Ricky thrashes a watermelon, just as Scott Nicholson had done earlier. No people fictional or otherwise were harmed. It was an incident Scott describes as a "little bit embarrassing" but definitely fitting his line "It's not pretty but it is human." There's much of the "not pretty" in his writing, more so than straight horror, which tends to involve monsters that bump in the night according to most people's delineation of the genre. In fact, several of the stories in "Scattered Ashes" while they have a ghostly twist are based on too real situations, where Scott almost seems to be saying that real life for some is horror enough, as in this from "The October Girls" about Ellen, the beaten child of a drunken mother, and her imaginary or quite possibly ghostly friend Margaret.

Reads from page 38 "Ellen found Margaret beside a "

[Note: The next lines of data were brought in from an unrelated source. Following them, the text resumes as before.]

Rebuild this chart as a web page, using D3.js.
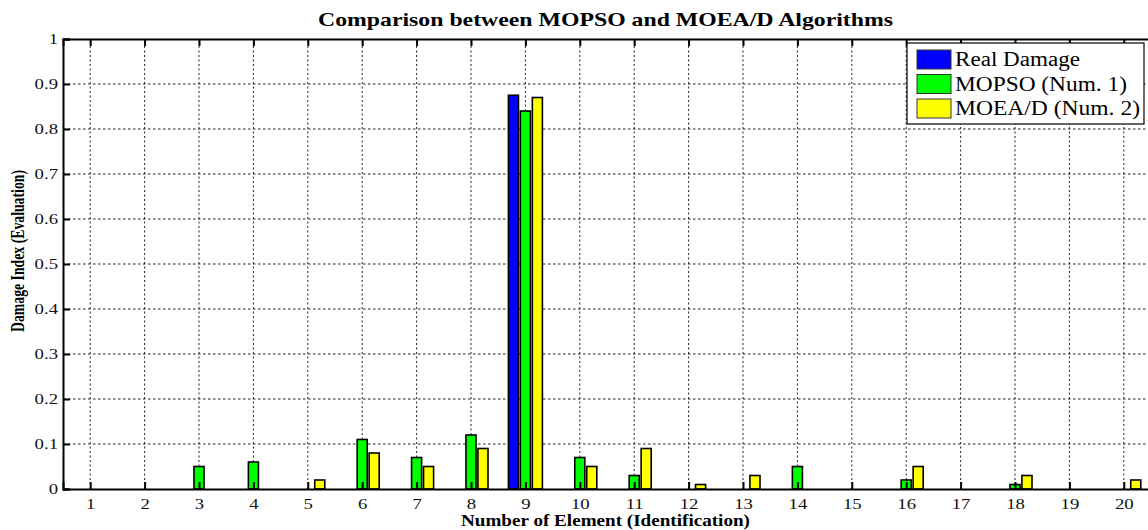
<!DOCTYPE html>
<html><head><meta charset="utf-8">
<script src="https://cdn.jsdelivr.net/npm/d3@7"></script>
<style>body{margin:0;background:#fff;} svg{display:block;}</style>
</head><body>
<script>
const categories = d3.range(1, 21);
const seriesNames = ["Real Damage", "MOPSO (Num. 1)", "MOEA/D (Num. 2)"];
const seriesColors = ["#0000ff", "#00ff00", "#ffff00"];
const realDamage = [0,0,0,0,0,0,0,0,0.875,0,0,0,0,0,0,0,0,0,0,0];
const mopso      = [0,0,0.05,0.06,0,0.11,0.07,0.12,0.84,0.07,0.03,0,0,0.05,0,0.02,0,0.01,0,0];
const moead      = [0,0,0,0,0.02,0.08,0.05,0.09,0.87,0.05,0.09,0.01,0.03,0,0,0.05,0,0.03,0,0.02];
const yTicks = [0,0.1,0.2,0.3,0.4,0.5,0.6,0.7,0.8,0.9,1];
const yTickLabels = ["0","0.1","0.2","0.3","0.4","0.5","0.6","0.7","0.8","0.9","1"];

const W = 1148, H = 530;
const m = {left: 63, top: 39, bottom: 41};
const plotRight = 1151;
const svg = d3.select("body").append("svg").attr("width", W).attr("height", H);

const x = d3.scaleLinear().domain([0.5, 20.5]).range([m.left, plotRight]);
const y = d3.scaleLinear().domain([0, 1]).range([H - m.bottom, m.top]);
const serif = "'Liberation Serif', 'Times New Roman', serif";

// grid
const g = svg.append("g");
g.selectAll(".vg").data(categories).enter().append("line")
  .attr("x1", d => x(d)).attr("x2", d => x(d))
  .attr("y1", y(0)).attr("y2", y(1))
  .attr("stroke", "#222").attr("stroke-width", 1).attr("stroke-dasharray", "2,2.5");
g.selectAll(".hg").data(yTicks.slice(1, -1)).enter().append("line")
  .attr("x1", m.left).attr("x2", plotRight)
  .attr("y1", d => y(d)).attr("y2", d => y(d))
  .attr("stroke", "#222").attr("stroke-width", 1).attr("stroke-dasharray", "2.5,2.5");

// bars
const barStep = 0.22, barW = 0.185;
const series = [realDamage, mopso, moead];
series.forEach((vals, si) => {
  const off = (si - 1) * barStep;
  svg.append("g").selectAll("rect")
    .data(categories.map((c, i) => ({c, v: vals[i]})).filter(d => d.v > 0))
    .enter().append("rect")
    .attr("x", d => x(d.c + off - barW / 2))
    .attr("width", x(barW) - x(0))
    .attr("y", d => y(d.v))
    .attr("height", d => y(0) - y(d.v))
    .attr("fill", seriesColors[si])
    .attr("stroke", "#000").attr("stroke-width", 1.6);
});

// axes
const xAxisB = d3.axisBottom(x).tickValues(categories).tickSize(-7).tickPadding(9).tickFormat(d3.format("d"));
const xAxisT = d3.axisTop(x).tickValues(categories).tickSize(-7).tickFormat("");
const yAxisL = d3.axisLeft(y).tickValues(yTicks).tickSize(-7).tickPadding(4).tickFormat((d, i) => yTickLabels[i]);
function style(sel) {
  sel.select(".domain").attr("stroke", "#000").attr("stroke-width", 2);
  sel.selectAll(".tick line").attr("stroke", "#000").attr("stroke-width", 2);
  sel.selectAll("text").attr("font-family", serif).attr("font-size", 15).attr("fill", "#111")
    .attr("transform", "scale(1.25,1)");
}
svg.append("g").attr("transform", `translate(0,${y(0)})`).call(xAxisB).call(style);
svg.append("g").attr("transform", `translate(0,${y(1)})`).call(xAxisT).call(style);
svg.append("g").attr("transform", `translate(${m.left},0)`).call(yAxisL).call(style);

// titles
svg.append("text").attr("x", 318).attr("y", 26)
  .attr("textLength", 575).attr("lengthAdjust", "spacingAndGlyphs")
  .attr("font-family", serif).attr("font-weight", "bold").attr("font-size", 19)
  .text("Comparison between MOPSO and MOEA/D Algorithms");
svg.append("text").attr("x", 461).attr("y", 526)
  .attr("textLength", 289).attr("lengthAdjust", "spacingAndGlyphs")
  .attr("font-family", serif).attr("font-weight", "bold").attr("font-size", 16.5)
  .text("Number of Element (Identification)");
svg.append("text").attr("transform", "translate(24,332) scale(1.25,1) rotate(-90)")
  .attr("textLength", 162).attr("lengthAdjust", "spacingAndGlyphs")
  .attr("font-family", serif).attr("font-weight", "bold").attr("font-size", 14.5)
  .text("Damage Index (Evaluation)");

// legend
const lg = svg.append("g");
lg.append("rect").attr("x", 907).attr("y", 43).attr("width", 237).attr("height", 81)
  .attr("fill", "#fff").attr("stroke", "#000").attr("stroke-width", 1.2);
const legendLens = [125, 172, 185];
seriesNames.forEach((n, i) => {
  const yy = 50 + i * 24.5;
  lg.append("rect").attr("x", 917).attr("y", yy).attr("width", 34).attr("height", 19)
    .attr("fill", seriesColors[i]).attr("stroke", "#333").attr("stroke-width", 1);
  lg.append("text").attr("x", 955).attr("y", yy + 16).attr("font-family", serif)
    .attr("textLength", legendLens[i]).attr("lengthAdjust", "spacingAndGlyphs")
    .attr("font-size", 20).attr("fill", "#000").text(n);
});
</script>
</body></html>
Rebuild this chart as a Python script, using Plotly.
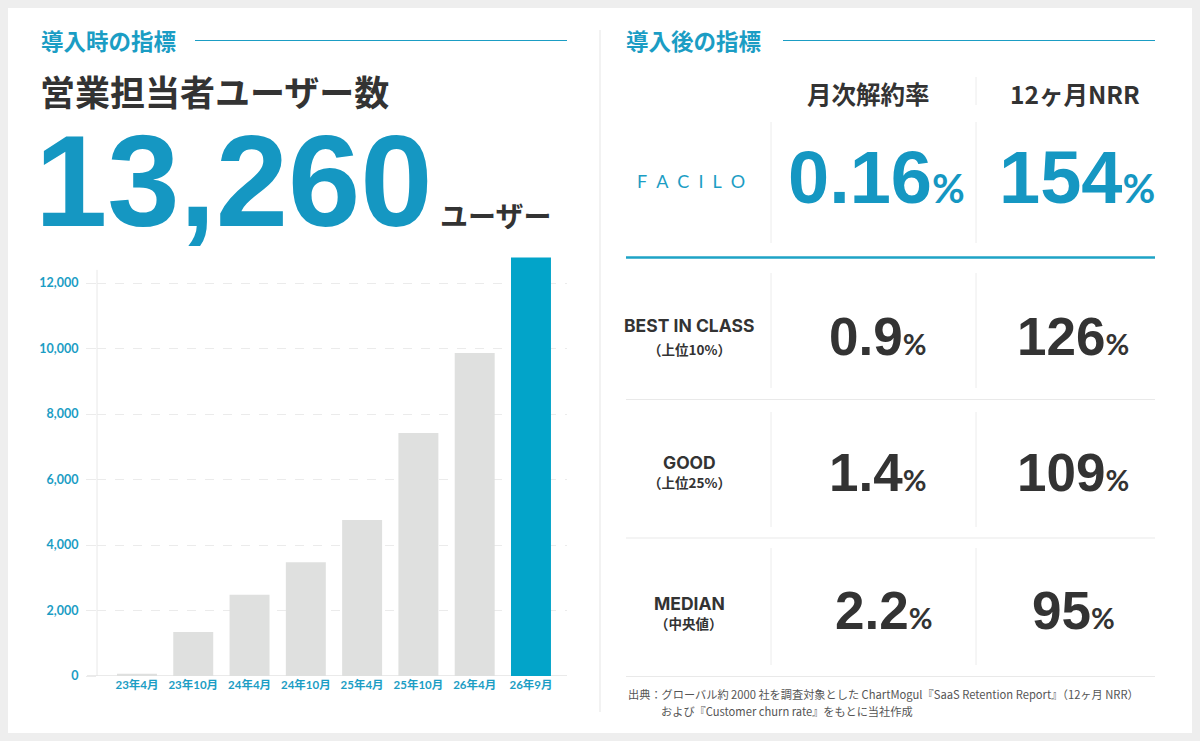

That type of "real life is horror enough" writing with a ghost story interwoven inside is also found in "The Night is an Ally," which is Scott's imagining of time in the German Reserve Police Battalion 101, a police formation put at the disposal of the German Army during World War II. Battalion 101 was responsible for the shooting deaths of 38,000 Jews during a 15-month period

"It sounds like there was a struggle that some people would not go out and kill Jews and some of them were "hey, it's a chance to get away with murder, I don't like these people anyway, now I've got freedom to kill them and not be punished." It's that turning and where's that point in your mind that clicks and says hey, its o-k, these people are sub-human and that just fascinated me, the whole psychological journey, did they all want to kill Jews or were there just a few and who encouraged and what does it take to persuade someone and make that shift. It's kind of horrifying to think that switch might be in all of us and we just don't know where it is until we get there."

While short stories such as "The Night is an Ally" derive most of their horror from real life, Nicholson's "Scattered Ashes" collection does delve in straight horror what's a horror novel without a few zombies and also pays homage to horror past in "Last Writes."

"I was actually solicited for that project. Edgar Allen Poe left this fragment of a story about a page that was unfinished and all the writers in this anthology were challenged with finishing the story and we got a co-author credit with Edgar Allen Poe which is cool."

Nicholson even goes so far as to write Poe into the story as a lighthouse keeper whose sanity is on edge with the job's isolation.

Reads from pg 267 "Are you a lover of the sea Where do you suppose they go?"

"Well, I'm going just off what you read, a crazy demented guy who drank a lot and seemed pretty unhappy and the writing, did the writing make him mad, did the writing help him with his madness, or was it all just fiction. Maybe he was a relatively stable and happy guy. But of course it makes for a much better story if he's crazy."

In Scott Nicholson's case, the writing and the occasional watermelon thrashing seem to have kept him in check. "Scattered Ashes," a collection of short stories by Boone author Scott Nicholson, is published by Dark Regions Press. I'm George Olsen.